§ **Request**
Quote all of the data exactly as given. Skip every picture it contains.

......

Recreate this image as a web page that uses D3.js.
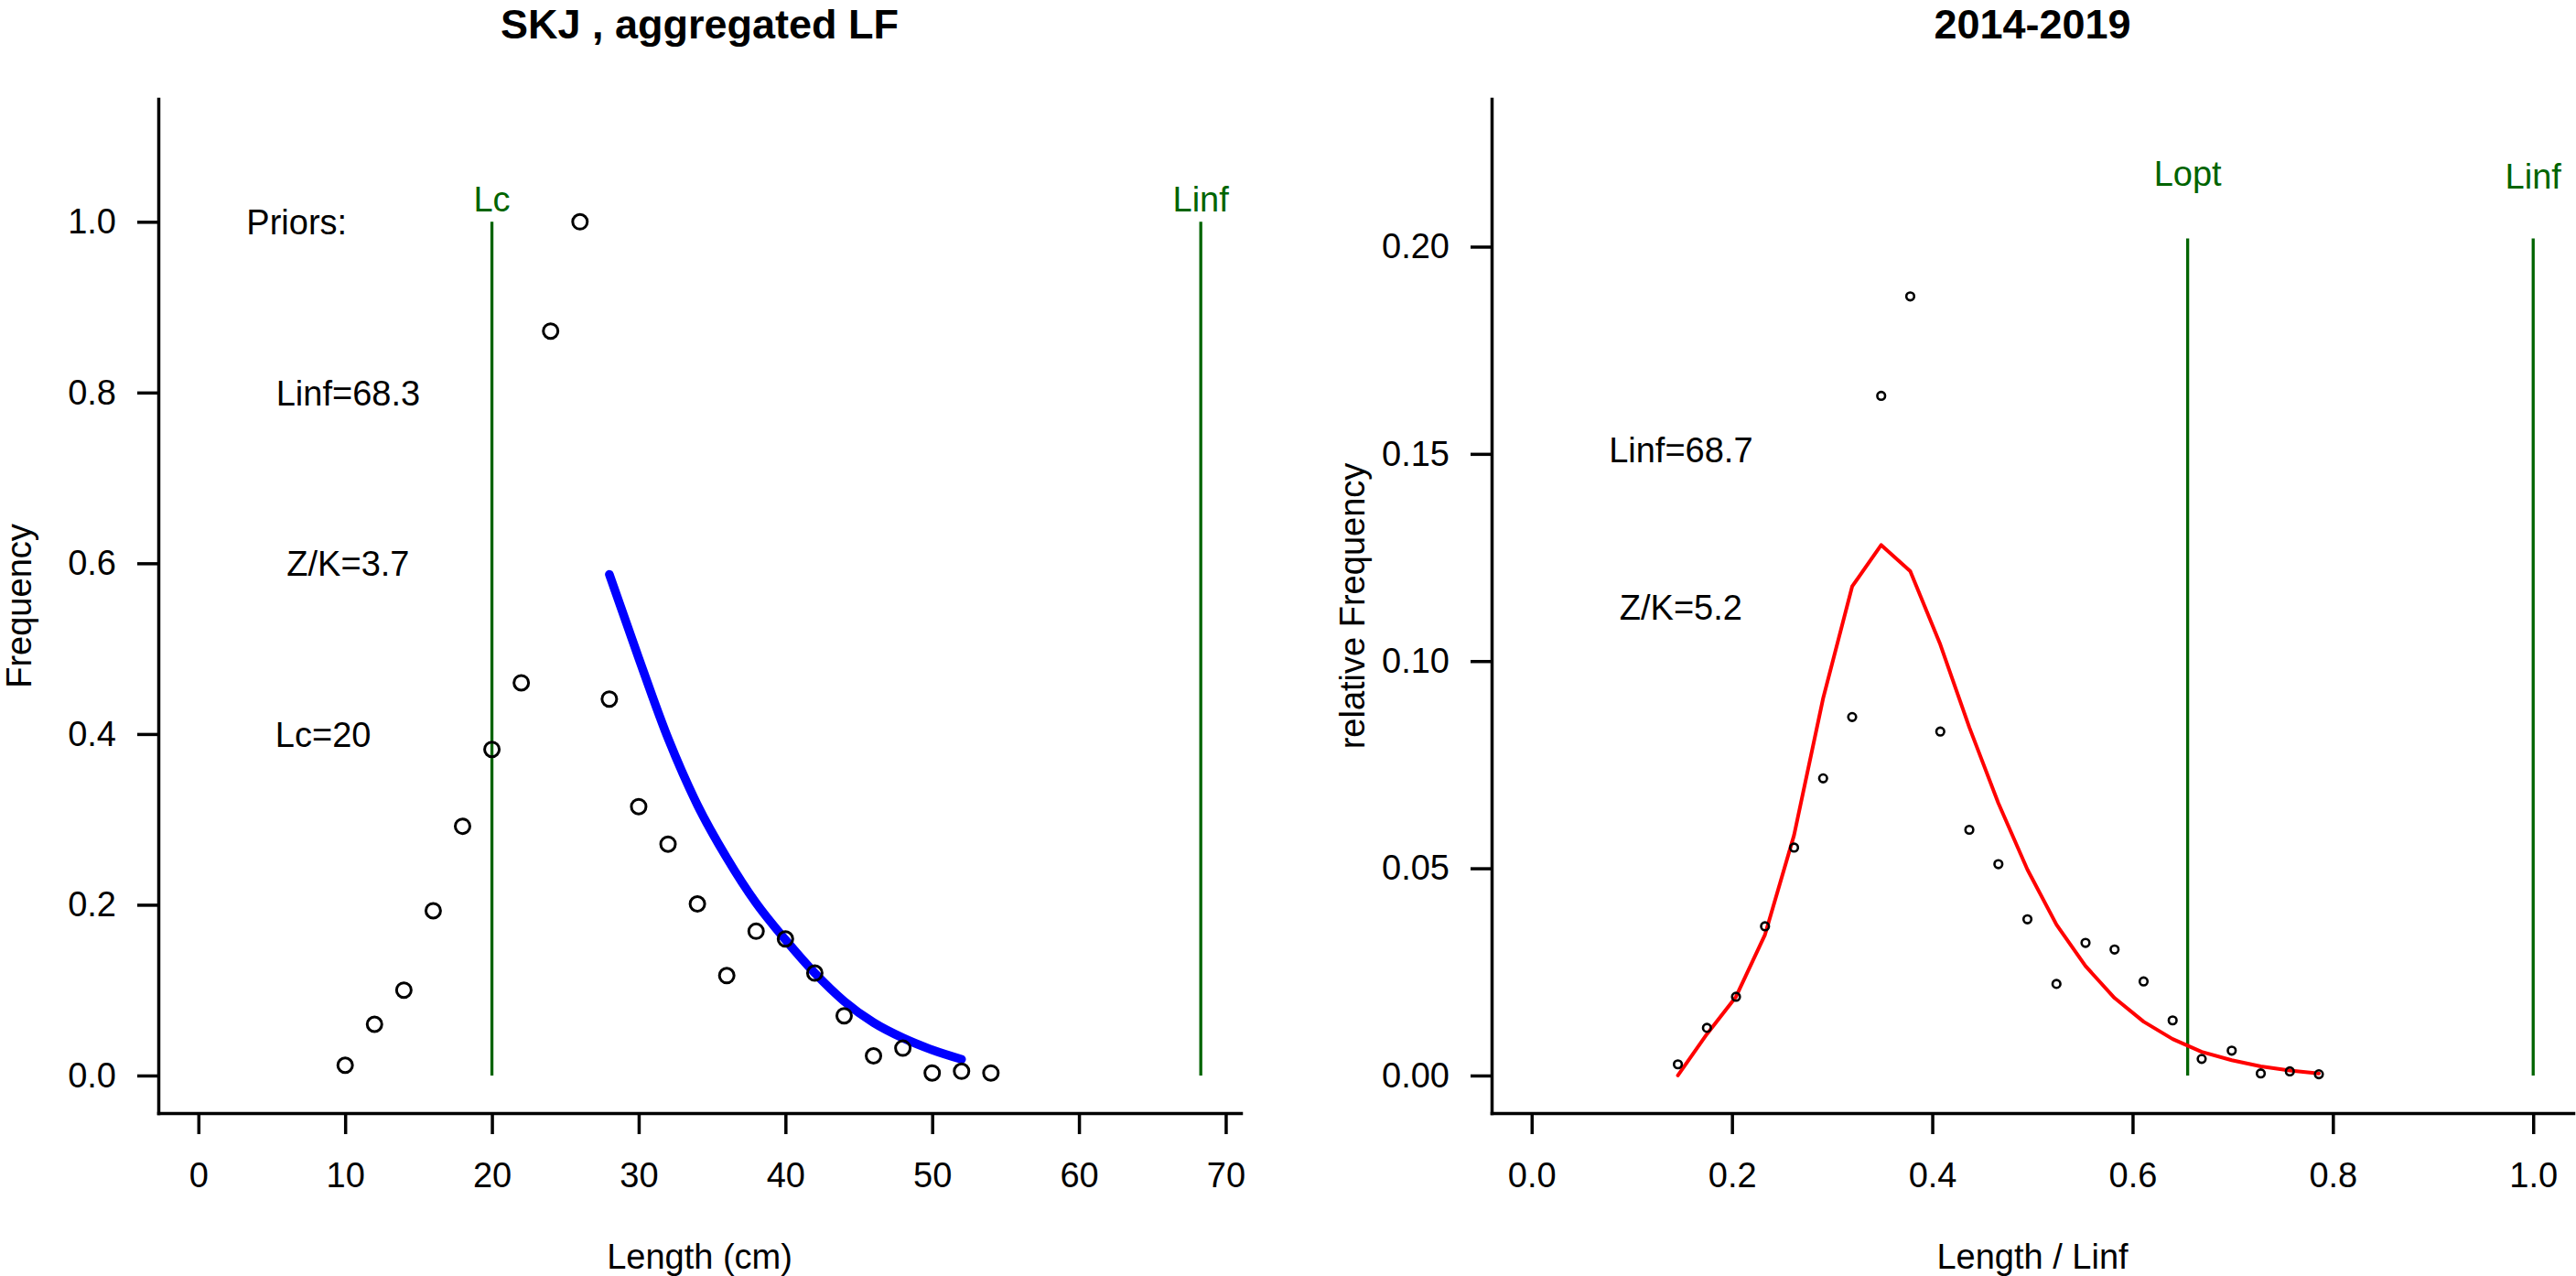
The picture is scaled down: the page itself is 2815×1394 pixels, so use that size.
<!DOCTYPE html>
<html>
<head>
<meta charset="utf-8">
<script src="https://cdn.jsdelivr.net/npm/d3@7"></script>
<style>
  body { margin: 0; background: #fff; }
  svg { display: block; font-family: "Liberation Sans", Arial, sans-serif; }
  .tick text { font-size: 38px; fill: #000; }
  .tick line, .domain { stroke: #000; stroke-width: 3.5; }
</style>
</head>
<body>
<svg width="2815" height="1394"></svg>
<script>
// ---- left panel: aggregated length frequency ----
var lengths = [10,12,14,16,18,20,22,24,26,28,30,32,34,36,38,40,42,44,46,48,50,52,54];
var freq = [0.012,0.060,0.100,0.193,0.292,0.382,0.460,0.872,1.000,0.441,0.315,0.271,
            0.201,0.117,0.169,0.160,0.120,0.070,0.023,0.032,0.003,0.005,0.003];
var fitLengths = [28,30,32,34,36,38,40,42,44,46,48,50,52];
var fitFreq = [0.587,0.489,0.395,0.317,0.255,0.202,0.159,0.120,0.087,0.062,0.044,0.030,0.019];
var leftXTicks = [0,10,20,30,40,50,60,70];
var leftYTicks = [0,0.2,0.4,0.6,0.8,1.0];
var leftMarks = [{name:"Lc", x:20}, {name:"Linf", x:68.3}];
var priorsText = ["Priors:","Linf=68.3","Z/K=3.7","Lc=20"];
var priorsAt = [{x:6.7, y:1.0},{x:10.2, y:0.8},{x:10.2, y:0.6},{x:8.5, y:0.4}];

// ---- right panel: 2014-2019 relative frequency ----
var relLength = [0.146,0.175,0.204,0.233,0.262,0.291,0.320,0.349,0.378,0.408,0.437,0.466,
                 0.495,0.524,0.553,0.582,0.611,0.640,0.669,0.699,0.728,0.757,0.786];
var relFreq = [0.0027,0.0115,0.0190,0.0360,0.0550,0.0717,0.0865,0.1640,0.1880,0.0830,0.0593,0.0510,
               0.0377,0.0221,0.0320,0.0304,0.0227,0.0133,0.0040,0.0060,0.0005,0.0010,0.0003];
var relFit = [0.0000,0.0100,0.0190,0.0340,0.0580,0.0910,0.1180,0.1280,0.1217,0.1040,0.0840,0.0657,
              0.0497,0.0364,0.0264,0.0187,0.0130,0.0088,0.0057,0.0037,0.0022,0.0012,0.0005];
var rightXTicks = [0,0.2,0.4,0.6,0.8,1.0];
var rightYTicks = [0,0.05,0.10,0.15,0.20];
var rightMarks = [{name:"Lopt", x:0.655}, {name:"Linf", x:1.0}];
var rightText = ["Linf=68.7","Z/K=5.2"];
var rightTextAt = [{x:0.149, y:0.151},{x:0.149, y:0.113}];

var green = "#006400";
var svg = d3.select("svg");
var top_ = 108, bottom = 1216;

// R style axis extension of 4% on each side
var pad = function(lo, hi) { var r = hi - lo; return [lo - 0.04*r, hi + 0.04*r]; };

var drawPanel = function(p)
{
    var x = d3.scaleLinear().domain(pad(p.xlim[0], p.xlim[1])).range([p.left, p.right]);
    var y = d3.scaleLinear().domain(pad(p.ylim[0], p.ylim[1])).range([bottom, top_]);
    var g = svg.append("g");

    g.append("g")
        .attr("transform", "translate(0," + bottom + ")")
        .call(d3.axisBottom(x).tickValues(p.xTicks).tickFormat(d3.format(p.xFmt))
              .tickSize(23).tickSizeOuter(0).tickPadding(31));
    g.append("g")
        .attr("transform", "translate(" + p.left + ",0)")
        .call(d3.axisLeft(y).tickValues(p.yTicks).tickFormat(d3.format(p.yFmt))
              .tickSize(23).tickSizeOuter(0).tickPadding(23));
    g.selectAll(".domain").attr("stroke-linecap", "square");

    // reference lines
    g.selectAll("line.ref").data(p.marks).enter().append("line")
        .attr("x1", function(d) { return x(d.x); })
        .attr("x2", function(d) { return x(d.x); })
        .attr("y1", y(0)).attr("y2", y(p.markTop))
        .attr("stroke", green).attr("stroke-width", 3.3);
    g.selectAll("text.ref").data(p.marks).enter().append("text")
        .attr("x", function(d) { return x(d.x); })
        .attr("y", function(d, i) { return p.labelY[i]; })
        .attr("text-anchor", "middle").attr("fill", green)
        .style("font-size", "38px").text(function(d) { return d.name; });

    // fitted curve
    g.append("path")
        .datum(d3.zip(p.fitX, p.fitY))
        .attr("d", d3.line().x(function(d) { return x(d[0]); }).y(function(d) { return y(d[1]); })
              .curve(p.curve))
        .attr("fill", "none").attr("stroke", p.fitColor).attr("stroke-width", p.fitWidth)
        .attr("stroke-linecap", "round").attr("stroke-linejoin", "round");

    // observed points
    g.selectAll("circle").data(d3.zip(p.ptX, p.ptY)).enter().append("circle")
        .attr("cx", function(d) { return x(d[0]); })
        .attr("cy", function(d) { return y(d[1]); })
        .attr("r", p.r).attr("fill", "none").attr("stroke", "#000").attr("stroke-width", p.rw);

    // annotation text
    g.selectAll("text.note").data(p.notes).enter().append("text")
        .attr("x", function(d, i) { return x(p.notesAt[i].x); })
        .attr("y", function(d, i) { return y(p.notesAt[i].y); })
        .attr("dy", "0.36em").attr("text-anchor", "middle")
        .style("font-size", "38px").text(function(d) { return d; });

    var cx = (p.left + p.right) / 2;
    g.append("text").attr("x", cx).attr("y", 42).attr("text-anchor", "middle")
        .style("font-size", "45px").style("font-weight", "bold").text(p.title);
    g.append("text").attr("x", cx).attr("y", 1386).attr("text-anchor", "middle")
        .style("font-size", "38px").text(p.xLabel);
    g.append("text")
        .attr("transform", "translate(" + (p.left - 139) + "," + ((top_ + bottom) / 2) + ") rotate(-90)")
        .attr("text-anchor", "middle").style("font-size", "38px").text(p.yLabel);
};

drawPanel({
    left:173, right:1356, xlim:[0,68.3], ylim:[0,1.1],
    xTicks:leftXTicks, yTicks:leftYTicks, xFmt:"d", yFmt:".1f",
    marks:leftMarks, markTop:1.0, labelY:[231,231],
    fitX:fitLengths, fitY:fitFreq, fitColor:"#0000ff", fitWidth:9.5, curve:d3.curveMonotoneX,
    ptX:lengths, ptY:freq, r:8, rw:3,
    notes:priorsText, notesAt:priorsAt,
    title:"SKJ , aggregated LF", xLabel:"Length (cm)", yLabel:"Frequency"
});

drawPanel({
    left:1630, right:2812, xlim:[0,1], ylim:[0,0.2266],
    xTicks:rightXTicks, yTicks:rightYTicks, xFmt:".1f", yFmt:".2f",
    marks:rightMarks, markTop:0.202, labelY:[203,206],
    fitX:relLength, fitY:relFit, fitColor:"#ff0000", fitWidth:4, curve:d3.curveLinear,
    ptX:relLength, ptY:relFreq, r:4.3, rw:2.6,
    notes:rightText, notesAt:rightTextAt,
    title:"2014-2019", xLabel:"Length / Linf", yLabel:"relative Frequency"
});
</script>
</body>
</html>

......

§ **The output**
Recreate this image as a web page that uses D3.js.
The picture is scaled down: the page itself is 2815×1394 pixels, so use that size.
<!DOCTYPE html>
<html>
<head>
<meta charset="utf-8">
<script src="https://cdn.jsdelivr.net/npm/d3@7"></script>
<style>
  body { margin: 0; background: #fff; }
  svg { display: block; font-family: "Liberation Sans", Arial, sans-serif; }
  .tick text { font-size: 38px; fill: #000; }
  .tick line, .domain { stroke: #000; stroke-width: 3.5; }
</style>
</head>
<body>
<svg width="2815" height="1394"></svg>
<script>
// ---- left panel: aggregated length frequency ----
var lengths = [10,12,14,16,18,20,22,24,26,28,30,32,34,36,38,40,42,44,46,48,50,52,54];
var freq = [0.012,0.060,0.100,0.193,0.292,0.382,0.460,0.872,1.000,0.441,0.315,0.271,
            0.201,0.117,0.169,0.160,0.120,0.070,0.023,0.032,0.003,0.005,0.003];
var fitLengths = [28,30,32,34,36,38,40,42,44,46,48,50,52];
var fitFreq = [0.587,0.489,0.395,0.317,0.255,0.202,0.159,0.120,0.087,0.062,0.044,0.030,0.019];
var leftXTicks = [0,10,20,30,40,50,60,70];
var leftYTicks = [0,0.2,0.4,0.6,0.8,1.0];
var leftMarks = [{name:"Lc", x:20}, {name:"Linf", x:68.3}];
var priorsText = ["Priors:","Linf=68.3","Z/K=3.7","Lc=20"];
var priorsAt = [{x:6.7, y:1.0},{x:10.2, y:0.8},{x:10.2, y:0.6},{x:8.5, y:0.4}];

// ---- right panel: 2014-2019 relative frequency ----
var relLength = [0.146,0.175,0.204,0.233,0.262,0.291,0.320,0.349,0.378,0.408,0.437,0.466,
                 0.495,0.524,0.553,0.582,0.611,0.640,0.669,0.699,0.728,0.757,0.786];
var relFreq = [0.0027,0.0115,0.0190,0.0360,0.0550,0.0717,0.0865,0.1640,0.1880,0.0830,0.0593,0.0510,
               0.0377,0.0221,0.0320,0.0304,0.0227,0.0133,0.0040,0.0060,0.0005,0.0010,0.0003];
var relFit = [0.0000,0.0100,0.0190,0.0340,0.0580,0.0910,0.1180,0.1280,0.1217,0.1040,0.0840,0.0657,
              0.0497,0.0364,0.0264,0.0187,0.0130,0.0088,0.0057,0.0037,0.0022,0.0012,0.0005];
var rightXTicks = [0,0.2,0.4,0.6,0.8,1.0];
var rightYTicks = [0,0.05,0.10,0.15,0.20];
var rightMarks = [{name:"Lopt", x:0.655}, {name:"Linf", x:1.0}];
var rightText = ["Linf=68.7","Z/K=5.2"];
var rightTextAt = [{x:0.149, y:0.151},{x:0.149, y:0.113}];

var green = "#006400";
var svg = d3.select("svg");
var top_ = 108, bottom = 1216;

// R style axis extension of 4% on each side
var pad = function(lo, hi) { var r = hi - lo; return [lo - 0.04*r, hi + 0.04*r]; };

var drawPanel = function(p)
{
    var x = d3.scaleLinear().domain(pad(p.xlim[0], p.xlim[1])).range([p.left, p.right]);
    var y = d3.scaleLinear().domain(pad(p.ylim[0], p.ylim[1])).range([bottom, top_]);
    var g = svg.append("g");

    g.append("g")
        .attr("transform", "translate(0," + bottom + ")")
        .call(d3.axisBottom(x).tickValues(p.xTicks).tickFormat(d3.format(p.xFmt))
              .tickSize(23).tickSizeOuter(0).tickPadding(31));
    g.append("g")
        .attr("transform", "translate(" + p.left + ",0)")
        .call(d3.axisLeft(y).tickValues(p.yTicks).tickFormat(d3.format(p.yFmt))
              .tickSize(23).tickSizeOuter(0).tickPadding(23));
    g.selectAll(".domain").attr("stroke-linecap", "square");

    // reference lines
    g.selectAll("line.ref").data(p.marks).enter().append("line")
        .attr("x1", function(d) { return x(d.x); })
        .attr("x2", function(d) { return x(d.x); })
        .attr("y1", y(0)).attr("y2", y(p.markTop))
        .attr("stroke", green).attr("stroke-width", 3.3);
    g.selectAll("text.ref").data(p.marks).enter().append("text")
        .attr("x", function(d) { return x(d.x); })
        .attr("y", function(d, i) { return p.labelY[i]; })
        .attr("text-anchor", "middle").attr("fill", green)
        .style("font-size", "38px").text(function(d) { return d.name; });

    // fitted curve
    g.append("path")
        .datum(d3.zip(p.fitX, p.fitY))
        .attr("d", d3.line().x(function(d) { return x(d[0]); }).y(function(d) { return y(d[1]); })
              .curve(p.curve))
        .attr("fill", "none").attr("stroke", p.fitColor).attr("stroke-width", p.fitWidth)
        .attr("stroke-linecap", "round").attr("stroke-linejoin", "round");

    // observed points
    g.selectAll("circle").data(d3.zip(p.ptX, p.ptY)).enter().append("circle")
        .attr("cx", function(d) { return x(d[0]); })
        .attr("cy", function(d) { return y(d[1]); })
        .attr("r", p.r).attr("fill", "none").attr("stroke", "#000").attr("stroke-width", p.rw);

    // annotation text
    g.selectAll("text.note").data(p.notes).enter().append("text")
        .attr("x", function(d, i) { return x(p.notesAt[i].x); })
        .attr("y", function(d, i) { return y(p.notesAt[i].y); })
        .attr("dy", "0.36em").attr("text-anchor", "middle")
        .style("font-size", "38px").text(function(d) { return d; });

    var cx = (p.left + p.right) / 2;
    g.append("text").attr("x", cx).attr("y", 42).attr("text-anchor", "middle")
        .style("font-size", "45px").style("font-weight", "bold").text(p.title);
    g.append("text").attr("x", cx).attr("y", 1386).attr("text-anchor", "middle")
        .style("font-size", "38px").text(p.xLabel);
    g.append("text")
        .attr("transform", "translate(" + (p.left - 139) + "," + ((top_ + bottom) / 2) + ") rotate(-90)")
        .attr("text-anchor", "middle").style("font-size", "38px").text(p.yLabel);
};

drawPanel({
    left:173, right:1356, xlim:[0,68.3], ylim:[0,1.1],
    xTicks:leftXTicks, yTicks:leftYTicks, xFmt:"d", yFmt:".1f",
    marks:leftMarks, markTop:1.0, labelY:[231,231],
    fitX:fitLengths, fitY:fitFreq, fitColor:"#0000ff", fitWidth:9.5, curve:d3.curveMonotoneX,
    ptX:lengths, ptY:freq, r:8, rw:3,
    notes:priorsText, notesAt:priorsAt,
    title:"SKJ , aggregated LF", xLabel:"Length (cm)", yLabel:"Frequency"
});

drawPanel({
    left:1630, right:2812, xlim:[0,1], ylim:[0,0.2266],
    xTicks:rightXTicks, yTicks:rightYTicks, xFmt:".1f", yFmt:".2f",
    marks:rightMarks, markTop:0.202, labelY:[203,206],
    fitX:relLength, fitY:relFit, fitColor:"#ff0000", fitWidth:4, curve:d3.curveLinear,
    ptX:relLength, ptY:relFreq, r:4.3, rw:2.6,
    notes:rightText, notesAt:rightTextAt,
    title:"2014-2019", xLabel:"Length / Linf", yLabel:"relative Frequency"
});
</script>
</body>
</html>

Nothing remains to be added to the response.